Der Wirth selbst hatte mich gebeten, oben zu bleiben, da ich als Fremder bei den fanatisirten Truppen leicht Unannehmlichkeiten haben könne, außerdem ein Polizeibeamter unten sei, der telegraphisch von Scutari die Weisung erhalten habe, mich zwar nicht zu belästigen, aber sofort zu telegraphiren, ob ich mit dem nächsten Lloyddampfer abgereist sei oder nicht. Dieser Lloyddampfer sollte erst am folgenden Morgen kommen.

Gegen ein Uhr Mittags war die Ausschiffung beendet. Ueberall am Ufer wimmelte es von türkischen Truppen. Untersetzte Gestalten mit dunkelbraunen Gesichtern, gut gekleidet, mit Hinterladern bewaffnet und erträglich einexercirt. Die Einen wuschen ihre Leibwäsche in einem Bache, der hier in’s Meer fällt. Die Anderen aßen mit untergelegten Beinen oder weichten ihren steinharten Schiffszwieback in demselben Wasser auf; wieder Andere schliefen langausgestreckt im Schatten der wenigen dort befindlichen Maulbeerbäume. Ganze Gruppen waren rauchend um einen Erzähler gelagert; die Officiere hatten ein Zelt aufschlagen lassen, unter welchem sie sich erfrischten – allüberall an der Riva herrschte ein farbenreiches, kriegerisches Leben. Gegen drei Uhr ertönten die barbarischen, mir fremdartigen Klänge einer türkischen Musik, und von Antivari her kam ein Theil der Besatzung, um die Cameraden zu begrüßen und abzuholen. Der Abmarsch erfolgte endlich um vier Uhr, aber noch lange bemühte sich die frische Seeluft vergebens, den Geruch von Knoblauch und Zwiebeln zu verscheuchen, der Wirthshaus und Meeresufer verpestete.

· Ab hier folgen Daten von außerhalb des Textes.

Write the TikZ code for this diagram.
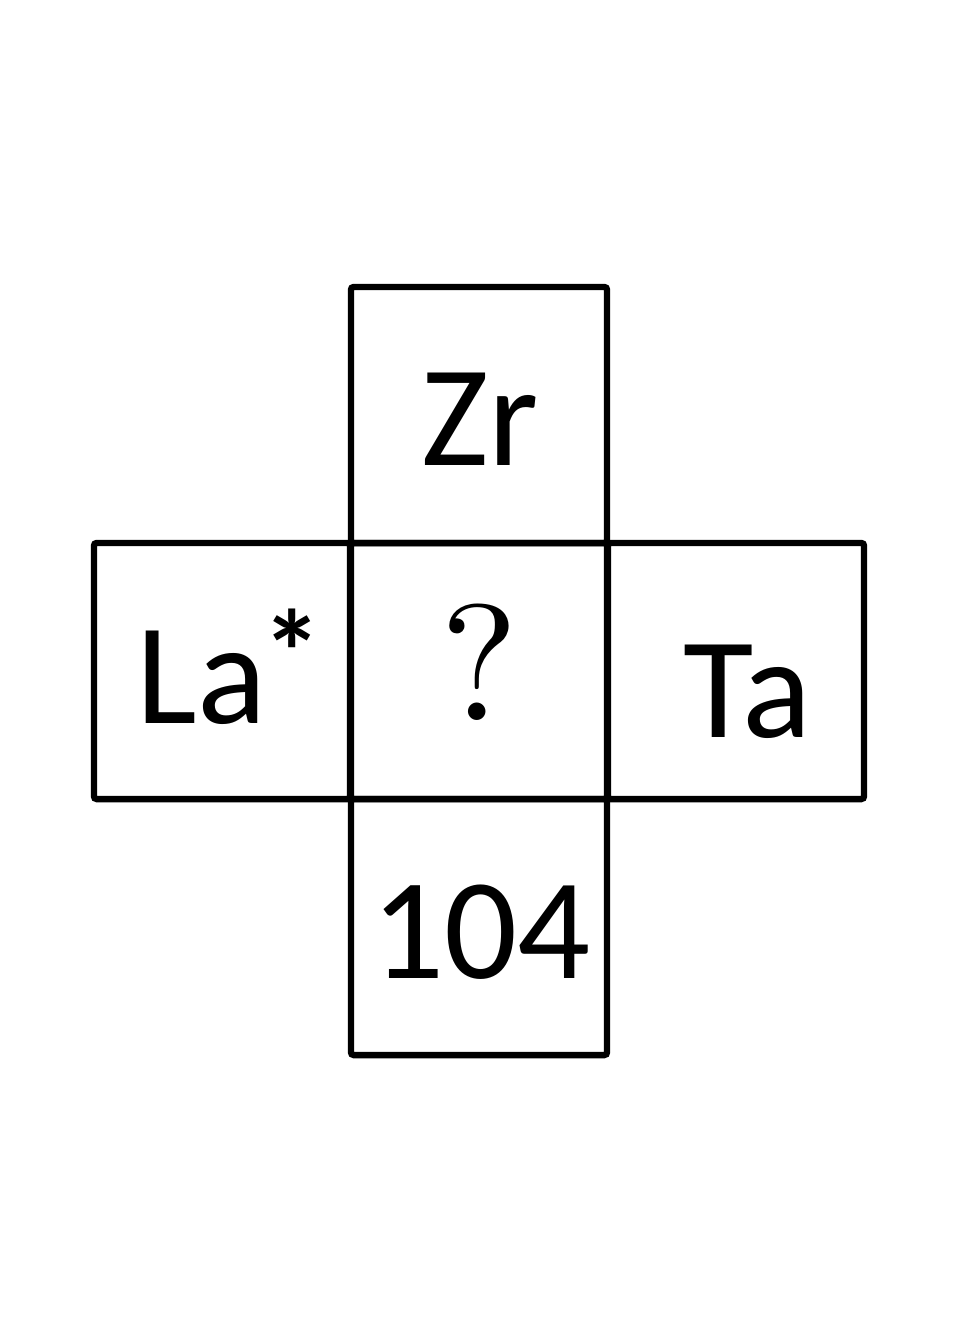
\documentclass[tikz,border=0pt]{standalone}
\usepackage{fontspec}
\setmainfont{Carlito}
\usepackage{graphicx}
\usetikzlibrary{positioning}

\tikzset{
  cell/.style={draw=black, line width=1.8pt, rounded corners=0.8pt,
               minimum size=2.56cm, inner sep=0pt, outer sep=0pt},
  elem/.style={font=\fontsize{41}{41}\selectfont, inner sep=0pt, anchor=base}
}

\begin{document}
\begin{tikzpicture}[x=0.01cm, y=-0.01cm]
        \useasboundingbox[fill=white] (0,0) rectangle (960,1344);
        % the five cells
        \node[cell] (mid) at (479,671) {};
        \node[cell] (up) at (479,415) {};
        \node[cell] (lft) at (222,671) {};
        \node[cell] (rgt) at (736,671) {};
        \node[cell] (dwn) at (479,927) {};
        % symbols
        \node[elem, anchor=base west] (la) at (136,723)
          {La\hspace{-0.04cm}\raisebox{0.29cm}{\fontsize{34}{34}\selectfont\bfseries *}};
        \node[elem] (zr) at (480,465) {Zr};
        \node[elem] (ta) at (748,737) {Ta};
        \node[elem] (num) at (481,978) {104};
        \node[elem] (unk) at (480,720) {\scalebox{4.7}{\normalsize$?$}};
\end{tikzpicture}
\end{document}
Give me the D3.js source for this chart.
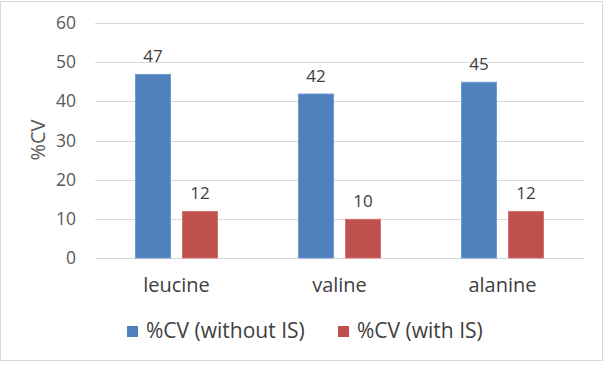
<!DOCTYPE html>
<html><head><meta charset="utf-8">
<script src="https://cdn.jsdelivr.net/npm/d3@7"></script>
<style>body{margin:0;background:#fff}svg{display:block;font-family:"Open Sans",sans-serif}</style>
</head><body>
<script>
const categories = ["leucine", "valine", "alanine"];
const seriesNames = ["%CV (without IS)", "%CV (with IS)"];
const withoutIS = [47, 42, 45];
const withIS = [12, 10, 12];
const yTicks = [0, 10, 20, 30, 40, 50, 60];
const colors = ["#4f81bd", "#c0504d"];
const strokes = ["#6f9bd1", "#d37370"];

const W = 606, H = 367;
const svg = d3.select("body").append("svg").attr("width", W).attr("height", H);
svg.append("rect").attr("x", 0.5).attr("y", 1.5).attr("width", 602).attr("height", 359)
  .attr("fill", "#fff").attr("stroke", "#d9d9d9");

const m = {l: 95, r: 584, t: 23, b: 258};
const x = d3.scaleBand().domain(categories).range([m.l, m.r]);
const y = d3.scaleLinear().domain([0, 60]).range([m.b, m.t]);

// gridlines
svg.append("g").selectAll("line").data(yTicks).join("line")
  .attr("x1", m.l).attr("x2", m.r)
  .attr("y1", d => Math.round(y(d)) + 0.5).attr("y2", d => Math.round(y(d)) + 0.5)
  .attr("stroke", "#d9d9d9").attr("stroke-width", 1);

// y axis labels
const yAxis = d3.axisLeft(y).tickValues(yTicks).tickSize(0).tickPadding(19);
const ya = svg.append("g").attr("transform", `translate(${m.l},0)`).call(yAxis);
ya.select(".domain").remove();
ya.selectAll("text").attr("fill", "#595959").style("font-size", "17.5px").style("font-family", "Open Sans, sans-serif");

// x axis labels
const xAxis = d3.axisBottom(x).tickSize(0).tickPadding(20);
const xa = svg.append("g").attr("transform", `translate(0,${m.b})`).call(xAxis);
xa.select(".domain").remove();
xa.selectAll("text").attr("fill", "#404040").style("font-size", "20px").style("font-family", "Open Sans, sans-serif");

// y title
svg.append("text").attr("transform", "translate(45,140) rotate(-90)")
  .attr("text-anchor", "middle").attr("fill", "#595959").style("font-size", "20px").text("%CV");

const inner = d3.scaleBand().domain([0, 1]).range([0, x.bandwidth()]).paddingInner(0.234).paddingOuter(0.851);
const series = [withoutIS, withIS];
series.forEach((vals, si) => {
  const g = svg.append("g");
  g.selectAll("rect").data(vals).join("rect")
    .attr("x", (d, i) => x(categories[i]) + inner(si) + 0.5)
    .attr("width", inner.bandwidth() - 1)
    .attr("y", d => y(d) + 0.5)
    .attr("height", d => y(0) - y(d) - 0.5)
    .attr("fill", colors[si]).attr("stroke", strokes[si]).attr("stroke-width", 1);
  g.selectAll("text").data(vals).join("text")
    .attr("x", (d, i) => x(categories[i]) + inner(si) + inner.bandwidth() / 2)
    .attr("y", d => y(d) - 12)
    .attr("text-anchor", "middle").attr("fill", "#404040").style("font-size", "17px")
    .text(d => d);
});

// legend
const legX = [127, 338];
seriesNames.forEach((n, i) => {
  svg.append("rect").attr("x", legX[i]).attr("y", 326).attr("width", 11).attr("height", 11).attr("fill", colors[i]);
  svg.append("text").attr("x", legX[i] + 19).attr("y", 338).attr("fill", "#404040")
    .style("font-size", "21px").text(n);
});
</script>
</body></html>
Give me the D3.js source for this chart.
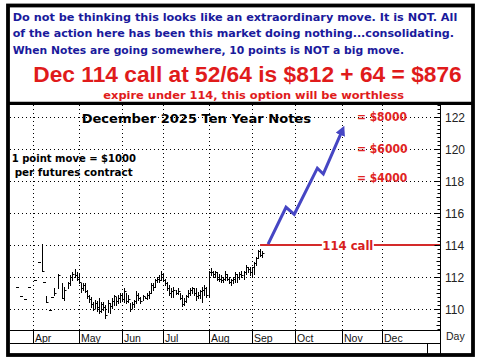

[642] Noch eine schreckliche Nacht in stetem Kampfe mit den bösen Geistern der Finsterniß, und glänzend ging die Erlösungssonne auf. Das schon um acht Uhr Morgens erwartete Dampfschiff kam endlich um zehn Uhr an. Da sich, wie schon erwähnt, das Ufer sehr verflacht, so hat man aus roh gezimmerten Balken und Bohlen eine Art Tribüne erbaut, von welcher man mittelst einer Leiter in das Boot steigt. Beim Betreten dieser elenden Brücke mußte ich einem türkischen Beamten für meine Person zwei Piaster und für jedes Gepäckstück einen Piaster bezahlen, wobei mein Sonnenschirm auch als Gepäckstück gerechnet wurde.

Endlich betrat mein Fuß wieder das Verdeck eines österreichischen Schiffes: hinter mir lag die Barbarei des Ostens; vor mir lockten in doppelt glänzendem Lichte die geordneten Zustände des Abendlandes. Leider war der bestiegene Dampfer ein Waarenschiff und hatte keine Passagiercabinen, weßhalb ich in Ragusa wieder an’s Land ging und dort das Personenschiff „Mercur“ erwartete. Mit diesem dauerte die Fahrt nach Triest drei Tage und war gesellig ganz angenehm. Das Meer war bewegter als bei meiner Hinreise, und an einem Tage erhob sich gerade während der Mittagsmahlzeit ein so frischer Wind, daß das Schiff, gleich einem Betrunkenen, nach allen Seiten hin- und herschwankte und wohl alle Passagiere, meine Person ausgenommen, den Meergöttern reichliche Opfer darbrachten.

Jetzt ist der Krieg ausgebrochen in jenen Landstrichen, die ich bereist. Die Türken konnten sich meine Sympathie nicht erwerben, den tapferen Söhnen der Czernagora aber wünsche ich den glücklichsten Erfolg. v. C.